== Collected data ==
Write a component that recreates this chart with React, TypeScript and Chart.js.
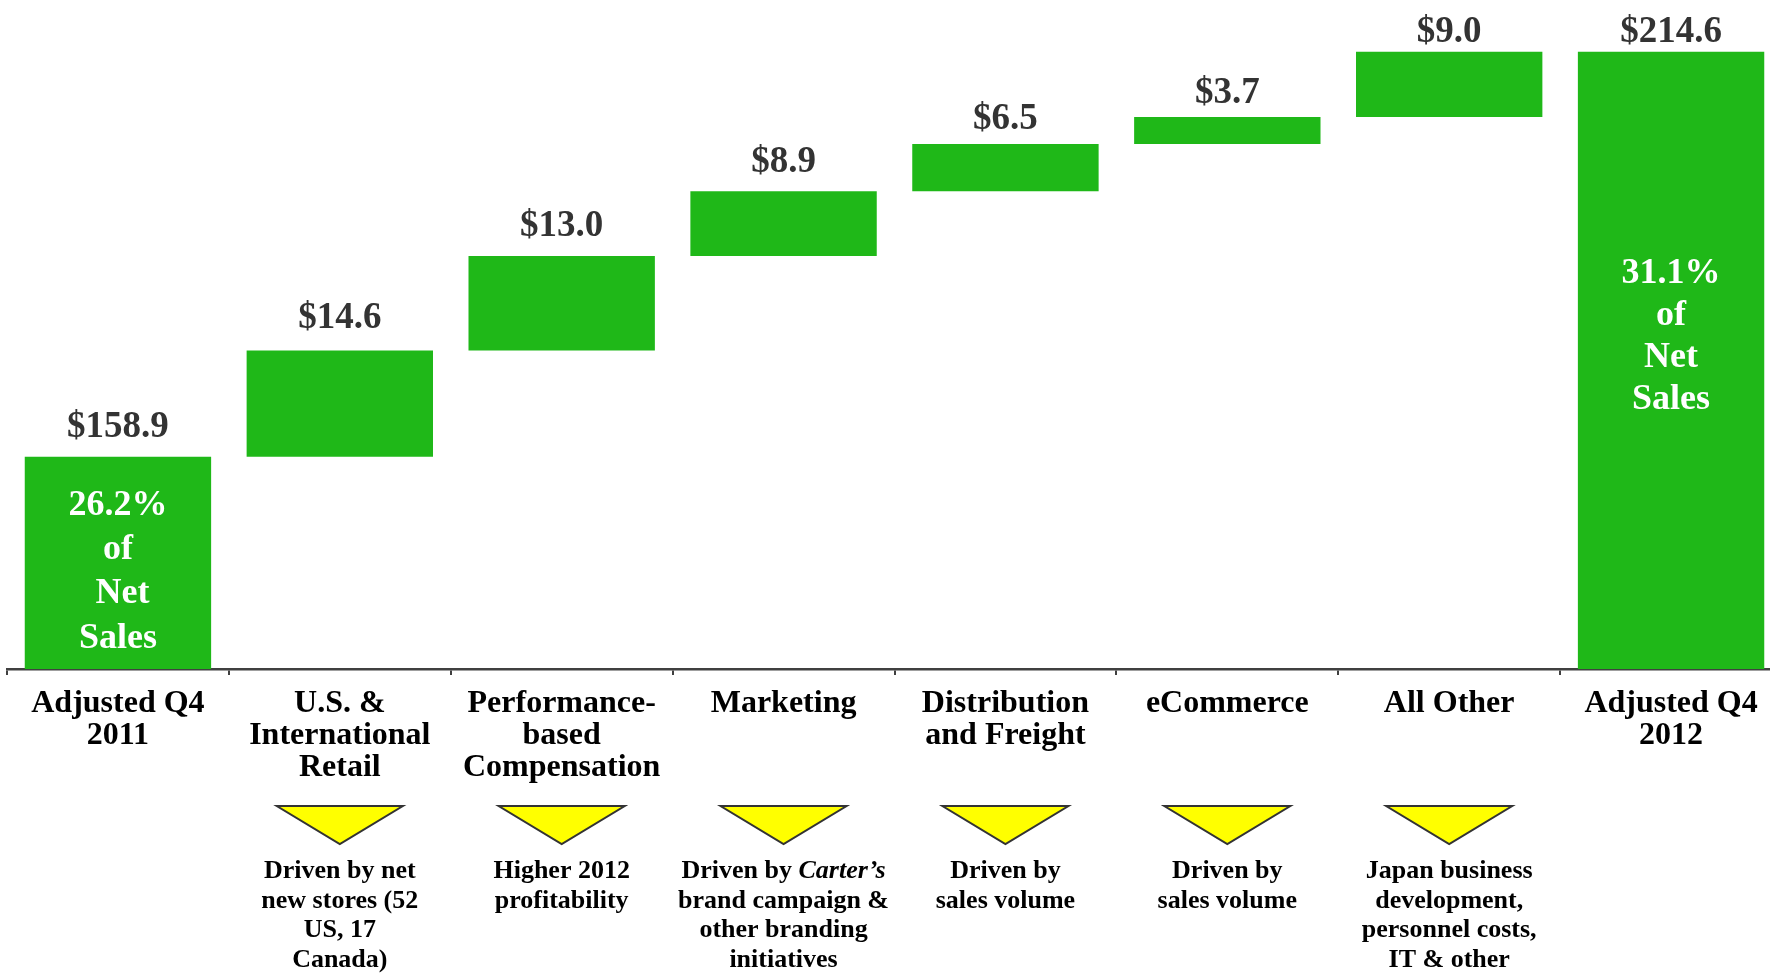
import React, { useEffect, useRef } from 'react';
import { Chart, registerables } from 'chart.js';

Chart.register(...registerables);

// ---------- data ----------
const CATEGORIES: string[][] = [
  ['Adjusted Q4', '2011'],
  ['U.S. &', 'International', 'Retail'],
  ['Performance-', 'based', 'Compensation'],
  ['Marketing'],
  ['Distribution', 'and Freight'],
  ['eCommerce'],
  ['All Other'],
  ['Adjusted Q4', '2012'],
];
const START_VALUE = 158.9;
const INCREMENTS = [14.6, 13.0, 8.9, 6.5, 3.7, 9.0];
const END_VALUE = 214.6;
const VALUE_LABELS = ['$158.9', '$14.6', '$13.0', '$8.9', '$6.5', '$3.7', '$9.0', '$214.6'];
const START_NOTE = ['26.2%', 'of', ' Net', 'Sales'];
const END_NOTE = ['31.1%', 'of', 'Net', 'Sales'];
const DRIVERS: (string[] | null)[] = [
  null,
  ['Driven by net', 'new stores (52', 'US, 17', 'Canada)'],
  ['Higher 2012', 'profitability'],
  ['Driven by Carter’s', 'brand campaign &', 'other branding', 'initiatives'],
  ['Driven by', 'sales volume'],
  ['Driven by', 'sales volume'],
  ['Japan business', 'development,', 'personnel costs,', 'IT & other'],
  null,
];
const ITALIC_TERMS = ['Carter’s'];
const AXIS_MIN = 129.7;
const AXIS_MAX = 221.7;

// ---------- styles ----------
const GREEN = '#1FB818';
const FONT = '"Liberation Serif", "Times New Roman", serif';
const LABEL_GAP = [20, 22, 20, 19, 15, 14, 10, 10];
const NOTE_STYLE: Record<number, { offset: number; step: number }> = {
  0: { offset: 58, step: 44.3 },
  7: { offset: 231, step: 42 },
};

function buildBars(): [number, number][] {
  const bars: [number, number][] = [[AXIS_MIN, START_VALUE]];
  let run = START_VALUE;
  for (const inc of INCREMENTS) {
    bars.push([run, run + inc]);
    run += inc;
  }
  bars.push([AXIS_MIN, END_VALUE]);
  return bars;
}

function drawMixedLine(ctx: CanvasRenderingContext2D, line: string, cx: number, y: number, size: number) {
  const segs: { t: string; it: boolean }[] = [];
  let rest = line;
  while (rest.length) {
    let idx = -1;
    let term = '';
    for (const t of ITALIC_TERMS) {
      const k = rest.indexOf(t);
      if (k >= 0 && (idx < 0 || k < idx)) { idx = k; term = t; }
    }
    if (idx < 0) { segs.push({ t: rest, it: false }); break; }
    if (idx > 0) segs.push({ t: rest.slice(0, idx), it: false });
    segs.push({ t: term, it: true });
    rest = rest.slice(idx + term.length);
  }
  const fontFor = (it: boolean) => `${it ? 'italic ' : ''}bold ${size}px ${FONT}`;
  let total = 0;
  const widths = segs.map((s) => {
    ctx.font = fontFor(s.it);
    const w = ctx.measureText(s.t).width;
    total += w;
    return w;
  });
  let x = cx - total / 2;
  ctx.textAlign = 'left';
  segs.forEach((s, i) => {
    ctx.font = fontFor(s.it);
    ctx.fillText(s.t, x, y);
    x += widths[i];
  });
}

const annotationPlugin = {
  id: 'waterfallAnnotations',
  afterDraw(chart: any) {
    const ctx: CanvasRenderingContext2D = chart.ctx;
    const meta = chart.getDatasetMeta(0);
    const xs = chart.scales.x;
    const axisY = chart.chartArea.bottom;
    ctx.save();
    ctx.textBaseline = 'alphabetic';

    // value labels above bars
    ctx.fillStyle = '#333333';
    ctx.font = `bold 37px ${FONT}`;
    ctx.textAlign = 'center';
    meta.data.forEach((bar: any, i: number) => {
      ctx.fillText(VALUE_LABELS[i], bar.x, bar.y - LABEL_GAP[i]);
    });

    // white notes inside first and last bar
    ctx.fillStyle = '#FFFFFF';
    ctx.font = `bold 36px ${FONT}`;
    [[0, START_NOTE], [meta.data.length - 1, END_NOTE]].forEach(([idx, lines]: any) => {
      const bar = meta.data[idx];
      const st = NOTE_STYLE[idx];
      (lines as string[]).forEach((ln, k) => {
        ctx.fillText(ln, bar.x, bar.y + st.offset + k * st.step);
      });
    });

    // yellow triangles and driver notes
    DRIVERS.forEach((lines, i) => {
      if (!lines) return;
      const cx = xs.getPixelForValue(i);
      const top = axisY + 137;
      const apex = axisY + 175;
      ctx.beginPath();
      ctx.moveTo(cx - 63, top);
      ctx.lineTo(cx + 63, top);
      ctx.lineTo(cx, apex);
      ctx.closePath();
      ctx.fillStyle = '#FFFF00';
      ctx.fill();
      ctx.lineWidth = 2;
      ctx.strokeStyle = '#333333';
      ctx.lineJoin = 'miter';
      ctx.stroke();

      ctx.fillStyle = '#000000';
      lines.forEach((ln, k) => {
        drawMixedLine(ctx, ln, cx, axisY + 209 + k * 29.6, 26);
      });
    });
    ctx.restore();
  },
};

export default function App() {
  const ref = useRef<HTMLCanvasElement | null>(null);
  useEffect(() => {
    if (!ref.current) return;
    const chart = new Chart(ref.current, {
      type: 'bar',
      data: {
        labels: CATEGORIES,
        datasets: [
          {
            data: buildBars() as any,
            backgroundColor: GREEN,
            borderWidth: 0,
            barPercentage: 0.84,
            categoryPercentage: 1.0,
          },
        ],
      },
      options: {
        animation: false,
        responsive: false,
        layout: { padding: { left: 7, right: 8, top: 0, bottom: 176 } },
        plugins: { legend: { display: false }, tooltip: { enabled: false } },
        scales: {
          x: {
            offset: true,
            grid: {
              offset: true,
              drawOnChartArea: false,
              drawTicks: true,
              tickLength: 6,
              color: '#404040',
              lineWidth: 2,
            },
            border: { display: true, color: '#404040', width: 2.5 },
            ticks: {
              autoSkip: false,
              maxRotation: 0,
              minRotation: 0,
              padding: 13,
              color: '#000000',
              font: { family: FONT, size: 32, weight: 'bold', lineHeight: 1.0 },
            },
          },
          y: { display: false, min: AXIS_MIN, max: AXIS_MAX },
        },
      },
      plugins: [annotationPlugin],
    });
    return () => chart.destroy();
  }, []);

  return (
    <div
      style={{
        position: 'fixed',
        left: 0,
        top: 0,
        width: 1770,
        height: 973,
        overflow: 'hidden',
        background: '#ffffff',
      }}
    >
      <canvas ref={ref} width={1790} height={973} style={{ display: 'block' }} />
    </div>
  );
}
===
Written exercise :: Repeat the material above word for word, please, apart from its images.

Finished answer ::
Write a component that recreates this chart with React, TypeScript and Chart.js.
import React, { useEffect, useRef } from 'react';
import { Chart, registerables } from 'chart.js';

Chart.register(...registerables);

// ---------- data ----------
const CATEGORIES: string[][] = [
  ['Adjusted Q4', '2011'],
  ['U.S. &', 'International', 'Retail'],
  ['Performance-', 'based', 'Compensation'],
  ['Marketing'],
  ['Distribution', 'and Freight'],
  ['eCommerce'],
  ['All Other'],
  ['Adjusted Q4', '2012'],
];
const START_VALUE = 158.9;
const INCREMENTS = [14.6, 13.0, 8.9, 6.5, 3.7, 9.0];
const END_VALUE = 214.6;
const VALUE_LABELS = ['$158.9', '$14.6', '$13.0', '$8.9', '$6.5', '$3.7', '$9.0', '$214.6'];
const START_NOTE = ['26.2%', 'of', ' Net', 'Sales'];
const END_NOTE = ['31.1%', 'of', 'Net', 'Sales'];
const DRIVERS: (string[] | null)[] = [
  null,
  ['Driven by net', 'new stores (52', 'US, 17', 'Canada)'],
  ['Higher 2012', 'profitability'],
  ['Driven by Carter’s', 'brand campaign &', 'other branding', 'initiatives'],
  ['Driven by', 'sales volume'],
  ['Driven by', 'sales volume'],
  ['Japan business', 'development,', 'personnel costs,', 'IT & other'],
  null,
];
const ITALIC_TERMS = ['Carter’s'];
const AXIS_MIN = 129.7;
const AXIS_MAX = 221.7;

// ---------- styles ----------
const GREEN = '#1FB818';
const FONT = '"Liberation Serif", "Times New Roman", serif';
const LABEL_GAP = [20, 22, 20, 19, 15, 14, 10, 10];
const NOTE_STYLE: Record<number, { offset: number; step: number }> = {
  0: { offset: 58, step: 44.3 },
  7: { offset: 231, step: 42 },
};

function buildBars(): [number, number][] {
  const bars: [number, number][] = [[AXIS_MIN, START_VALUE]];
  let run = START_VALUE;
  for (const inc of INCREMENTS) {
    bars.push([run, run + inc]);
    run += inc;
  }
  bars.push([AXIS_MIN, END_VALUE]);
  return bars;
}

function drawMixedLine(ctx: CanvasRenderingContext2D, line: string, cx: number, y: number, size: number) {
  const segs: { t: string; it: boolean }[] = [];
  let rest = line;
  while (rest.length) {
    let idx = -1;
    let term = '';
    for (const t of ITALIC_TERMS) {
      const k = rest.indexOf(t);
      if (k >= 0 && (idx < 0 || k < idx)) { idx = k; term = t; }
    }
    if (idx < 0) { segs.push({ t: rest, it: false }); break; }
    if (idx > 0) segs.push({ t: rest.slice(0, idx), it: false });
    segs.push({ t: term, it: true });
    rest = rest.slice(idx + term.length);
  }
  const fontFor = (it: boolean) => `${it ? 'italic ' : ''}bold ${size}px ${FONT}`;
  let total = 0;
  const widths = segs.map((s) => {
    ctx.font = fontFor(s.it);
    const w = ctx.measureText(s.t).width;
    total += w;
    return w;
  });
  let x = cx - total / 2;
  ctx.textAlign = 'left';
  segs.forEach((s, i) => {
    ctx.font = fontFor(s.it);
    ctx.fillText(s.t, x, y);
    x += widths[i];
  });
}

const annotationPlugin = {
  id: 'waterfallAnnotations',
  afterDraw(chart: any) {
    const ctx: CanvasRenderingContext2D = chart.ctx;
    const meta = chart.getDatasetMeta(0);
    const xs = chart.scales.x;
    const axisY = chart.chartArea.bottom;
    ctx.save();
    ctx.textBaseline = 'alphabetic';

    // value labels above bars
    ctx.fillStyle = '#333333';
    ctx.font = `bold 37px ${FONT}`;
    ctx.textAlign = 'center';
    meta.data.forEach((bar: any, i: number) => {
      ctx.fillText(VALUE_LABELS[i], bar.x, bar.y - LABEL_GAP[i]);
    });

    // white notes inside first and last bar
    ctx.fillStyle = '#FFFFFF';
    ctx.font = `bold 36px ${FONT}`;
    [[0, START_NOTE], [meta.data.length - 1, END_NOTE]].forEach(([idx, lines]: any) => {
      const bar = meta.data[idx];
      const st = NOTE_STYLE[idx];
      (lines as string[]).forEach((ln, k) => {
        ctx.fillText(ln, bar.x, bar.y + st.offset + k * st.step);
      });
    });

    // yellow triangles and driver notes
    DRIVERS.forEach((lines, i) => {
      if (!lines) return;
      const cx = xs.getPixelForValue(i);
      const top = axisY + 137;
      const apex = axisY + 175;
      ctx.beginPath();
      ctx.moveTo(cx - 63, top);
      ctx.lineTo(cx + 63, top);
      ctx.lineTo(cx, apex);
      ctx.closePath();
      ctx.fillStyle = '#FFFF00';
      ctx.fill();
      ctx.lineWidth = 2;
      ctx.strokeStyle = '#333333';
      ctx.lineJoin = 'miter';
      ctx.stroke();

      ctx.fillStyle = '#000000';
      lines.forEach((ln, k) => {
        drawMixedLine(ctx, ln, cx, axisY + 209 + k * 29.6, 26);
      });
    });
    ctx.restore();
  },
};

export default function App() {
  const ref = useRef<HTMLCanvasElement | null>(null);
  useEffect(() => {
    if (!ref.current) return;
    const chart = new Chart(ref.current, {
      type: 'bar',
      data: {
        labels: CATEGORIES,
        datasets: [
          {
            data: buildBars() as any,
            backgroundColor: GREEN,
            borderWidth: 0,
            barPercentage: 0.84,
            categoryPercentage: 1.0,
          },
        ],
      },
      options: {
        animation: false,
        responsive: false,
        layout: { padding: { left: 7, right: 8, top: 0, bottom: 176 } },
        plugins: { legend: { display: false }, tooltip: { enabled: false } },
        scales: {
          x: {
            offset: true,
            grid: {
              offset: true,
              drawOnChartArea: false,
              drawTicks: true,
              tickLength: 6,
              color: '#404040',
              lineWidth: 2,
            },
            border: { display: true, color: '#404040', width: 2.5 },
            ticks: {
              autoSkip: false,
              maxRotation: 0,
              minRotation: 0,
              padding: 13,
              color: '#000000',
              font: { family: FONT, size: 32, weight: 'bold', lineHeight: 1.0 },
            },
          },
          y: { display: false, min: AXIS_MIN, max: AXIS_MAX },
        },
      },
      plugins: [annotationPlugin],
    });
    return () => chart.destroy();
  }, []);

  return (
    <div
      style={{
        position: 'fixed',
        left: 0,
        top: 0,
        width: 1770,
        height: 973,
        overflow: 'hidden',
        background: '#ffffff',
      }}
    >
      <canvas ref={ref} width={1790} height={973} style={{ display: 'block' }} />
    </div>
  );
}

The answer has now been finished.